▶ **REQUIREMENTS**
Don't include pictures. Quote the lines below from the first through the line that contains "const nRows = 10;".

▶ **INFORMATION SUPPLIED**
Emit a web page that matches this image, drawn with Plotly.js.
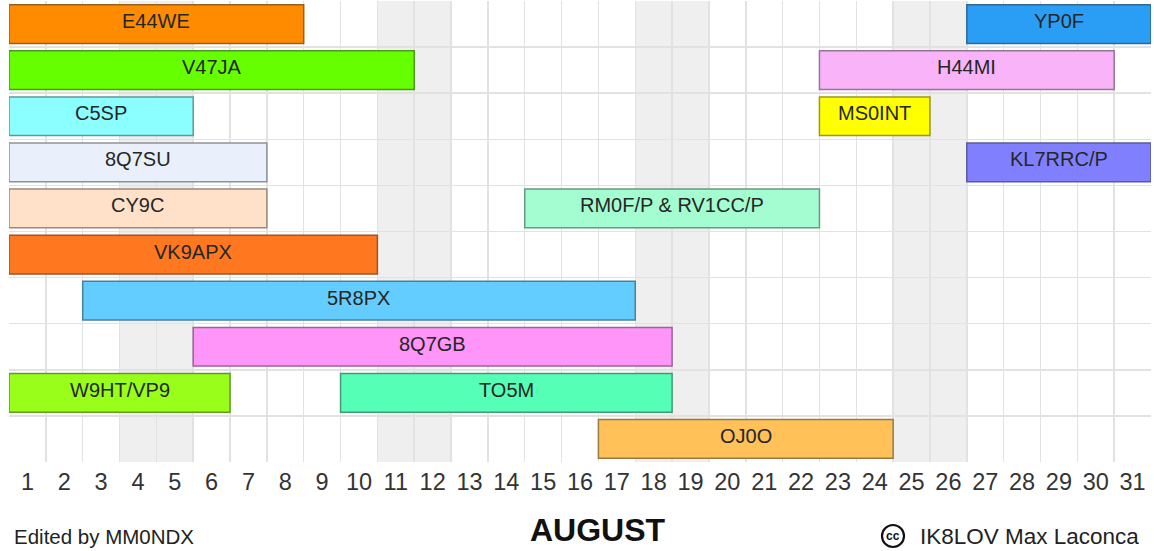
<!DOCTYPE html>
<html>
<head>
<meta charset="utf-8">
<script src="https://cdn.plot.ly/plotly-3.0.1.min.js"></script>
<style>
html,body{margin:0;padding:0;background:#fff;}
#chart{width:1154px;height:551px;}
</style>
</head>
<body>
<div id="chart"></div>
<script>
// ---- data ----
const callsigns = ["E44WE","YP0F","V47JA","H44MI","C5SP","MS0INT","8Q7SU","KL7RRC/P","CY9C","RM0F/P & RV1CC/P","VK9APX","5R8PX","8Q7GB","W9HT/VP9","TO5M","OJ0O"];
const rows      = [0,0,1,1,2,2,3,3,4,4,5,6,7,8,8,9];
const startDays = [1,27,1,23,1,23,1,27,1,15,1,3,6,1,10,17];
const endDays   = [8,31,11,30,5,25,7,31,7,22,10,17,18,6,18,24];
const barColors = ["#FF8C00","#2A9EF5","#66FF00","#F9B4F9","#8BFFFF","#FFFF00","#E9F0FC","#8080FF","#FFE0C9","#A3FDD0","#FF7820","#64CDFF","#FF94F9","#99FF1A","#55FFB5","#FFC158"];
const days = Array.from({length:31},(_,i)=>i+1);
const dayLabels = days.map(String);
const weekendDays = [4,5,11,12,18,19,25,26];
const monthLabel = "AUGUST";
const editorNote = "Edited by MM0NDX";
const authorNote = "IK8LOV Max Laconca";
const nRows = 10;

// ---- helpers ----
function mix(hex, other, t){
  const a=[1,3,5].map(i=>parseInt(hex.substr(i,2),16));
  const b=[1,3,5].map(i=>parseInt(other.substr(i,2),16));
  return 'rgb('+a.map((v,i)=>Math.round(v*(1-t)+b[i]*t)).join(',')+')';
}
const FONT = '"Liberation Sans", Arial, sans-serif';

const trace = {
  type:'bar',
  orientation:'h',
  y: rows,
  base: startDays.map(s=>s-0.5),
  x: startDays.map((s,i)=>endDays[i]-s+1),
  width: rows.map(()=>0.84),
  marker:{color:barColors,line:{color:barColors.map(c=>mix(c,'#333333',0.5)),width:1.5}},
  hoverinfo:'none',
  showlegend:false
};

const shapes = weekendDays.map(d=>({
  type:'rect',xref:'x',yref:'paper',x0:d-0.5,x1:d+0.5,y0:0,y1:1,
  fillcolor:'#efefef',line:{width:0},layer:'below'
}));

// plot area pixel geometry for footer placement
const L=9, R=3, T=1, B=89, W=1154, H=551;
const pw=W-L-R, ph=H-T-B;
const px=x=>(x-L)/pw, py=y=>(H-B-y)/ph;

// cc icon circle
const cx=893, cy=536, cr=11;
shapes.push({type:'circle',xref:'paper',yref:'paper',
  x0:px(cx-cr),x1:px(cx+cr),y0:py(cy+cr),y1:py(cy-cr),
  line:{color:'#111',width:2.2},fillcolor:'rgba(0,0,0,0)',layer:'above'});

// bar labels
const annotations = callsigns.map((c,i)=>({
  xref:'x',yref:'y',x:(startDays[i]+endDays[i])/2,y:rows[i],
  xanchor:'center',yanchor:'middle',yshift:3,showarrow:false,
  text:c,font:{family:FONT,size:20,color:'#262626'}
}));

annotations.push(
  {xref:'paper',yref:'paper',x:px(12),y:py(536),xanchor:'left',yanchor:'middle',showarrow:false,
   text:editorNote,font:{family:FONT,size:20.5,color:'#222'}},
  {xref:'paper',yref:'paper',x:px(598),y:py(530),xanchor:'center',yanchor:'middle',showarrow:false,
   text:'<b>'+monthLabel+'</b>',font:{family:FONT,size:32,color:'#111'}},
  {xref:'paper',yref:'paper',x:px(cx),y:py(cy),xanchor:'center',yanchor:'middle',showarrow:false,
   text:'<b>cc</b>',font:{family:FONT,size:12,color:'#111'}},
  {xref:'paper',yref:'paper',x:px(918),y:py(536),xanchor:'left',yanchor:'middle',showarrow:false,
   text:authorNote,font:{family:FONT,size:22.5,color:'#222'}}
);

const layout = {
  width:W,height:H,
  margin:{l:L,r:R,t:T,b:B,pad:0},
  paper_bgcolor:'#fff',plot_bgcolor:'#fff',
  font:{family:FONT},
  bargap:0,
  xaxis:{range:[0.5,31.5],tickmode:'array',tickvals:days,ticktext:dayLabels,
    showgrid:false,zeroline:false,showline:false,ticks:'',ticklabelstandoff:3,
    tickfont:{family:FONT,size:23.5,color:'#333'},fixedrange:true,
    minor:{tickmode:'array',tickvals:days.map(d=>d-0.5).concat([31.5]),showgrid:true,gridcolor:'#e2e2e2',gridwidth:1.5,ticks:''}},
  yaxis:{range:[nRows-0.5,-0.5],tickmode:'array',
    tickvals:Array.from({length:nRows+1},(_,i)=>i-0.5),showticklabels:false,
    showgrid:true,gridcolor:'#e2e2e2',gridwidth:1.5,zeroline:false,showline:false,ticks:'',fixedrange:true},
  shapes:shapes,
  annotations:annotations
};

Plotly.newPlot('chart',[trace],layout,{displayModeBar:false,staticPlot:true});
</script>
</body>
</html>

▶ **PROBLEM SOLUTION**
Emit a web page that matches this image, drawn with Plotly.js.
<!DOCTYPE html>
<html>
<head>
<meta charset="utf-8">
<script src="https://cdn.plot.ly/plotly-3.0.1.min.js"></script>
<style>
html,body{margin:0;padding:0;background:#fff;}
#chart{width:1154px;height:551px;}
</style>
</head>
<body>
<div id="chart"></div>
<script>
// ---- data ----
const callsigns = ["E44WE","YP0F","V47JA","H44MI","C5SP","MS0INT","8Q7SU","KL7RRC/P","CY9C","RM0F/P & RV1CC/P","VK9APX","5R8PX","8Q7GB","W9HT/VP9","TO5M","OJ0O"];
const rows      = [0,0,1,1,2,2,3,3,4,4,5,6,7,8,8,9];
const startDays = [1,27,1,23,1,23,1,27,1,15,1,3,6,1,10,17];
const endDays   = [8,31,11,30,5,25,7,31,7,22,10,17,18,6,18,24];
const barColors = ["#FF8C00","#2A9EF5","#66FF00","#F9B4F9","#8BFFFF","#FFFF00","#E9F0FC","#8080FF","#FFE0C9","#A3FDD0","#FF7820","#64CDFF","#FF94F9","#99FF1A","#55FFB5","#FFC158"];
const days = Array.from({length:31},(_,i)=>i+1);
const dayLabels = days.map(String);
const weekendDays = [4,5,11,12,18,19,25,26];
const monthLabel = "AUGUST";
const editorNote = "Edited by MM0NDX";
const authorNote = "IK8LOV Max Laconca";
const nRows = 10;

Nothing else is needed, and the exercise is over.